Navigate and explore the filesystem using SQL
Installing and Loading
INSTALL hostfs FROM community;
LOAD hostfs;
Example
-- Navigate to the workspace and list the files
D PRAGMA cd('/Users/paul/workspace');
D PRAGMA ls;
┌───────────────────────────────┐
│ path │
│ varchar │
├───────────────────────────────┤
│ ./duckdb │
│ ./playground │
│ ./hostfs │
-- Find the files you were working on last
D SELECT path, file_last_modified(path) AS date FROM ls() WHERE 'csv' IN file_extension(path) ORDER BY date LIMIT 1 ;
┌───────────────────────────┬─────────────────────┐
│ path │ date │
│ varchar │ timestamp │
├───────────────────────────┼─────────────────────┤
│ ./sketch_results_join.csv │ 2024-07-13 23:25:48 │
└───────────────────────────┴─────────────────────┘
-- List the top 3 file types by total size, with file count, ordered by size.
D SELECT size, count, file_extension AS "type"
FROM (
SELECT SUM(file_size(path)) AS size_raw, format_bytes(size_raw) AS size, COUNT(*) AS count, file_extension(path) AS file_extension
FROM lsr('/Users/paul/workspace', 10)
GROUP BY file_extension(path)
) AS subquery
ORDER BY size_raw DESC LIMIT 3;
┌───────────┬───────┬─────────┐
│ size │ count │ type │
│ varchar │ int64 │ varchar │
├───────────┼───────┼─────────┤
│ 246.95 GB │ 29 │ .duckdb │
│ 90.33 GB │ 3776 │ .tmp │
│ 26.17 GB │ 28175 │ .csv │
└───────────┴───────┴─────────┘
About hostfs
The HostFS extension allows you to navigate and explore the filesystem using SQL. It provides a set of functions to list files, get file metadata, and more.
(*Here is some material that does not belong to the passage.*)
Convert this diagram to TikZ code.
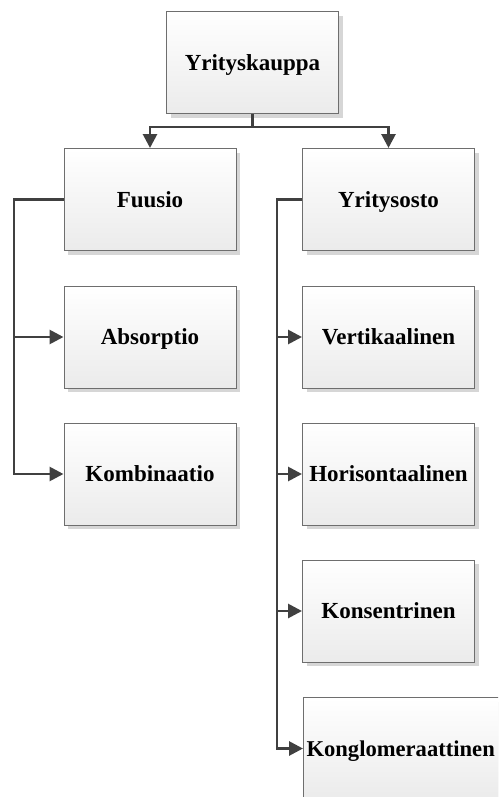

For more information, please see the HostFS documentation.
Added Functions
function_name | function_type | description | comment | example |
---|---|---|---|---|
absolute_path | scalar | |||
cd | table | |||
cd | pragma | |||
file_extension | scalar | |||
file_last_modified | scalar | |||
file_name | scalar | |||
file_size | scalar | |||
hostfs | scalar | |||
hsize | scalar | |||
is_dir | scalar | |||
is_file | scalar | |||
ls | table | |||
ls | pragma | |||
lsr | pragma | |||
lsr | table | |||
path_exists | scalar | |||
path_type | scalar | |||
pwd | scalar | |||
pwd | pragma |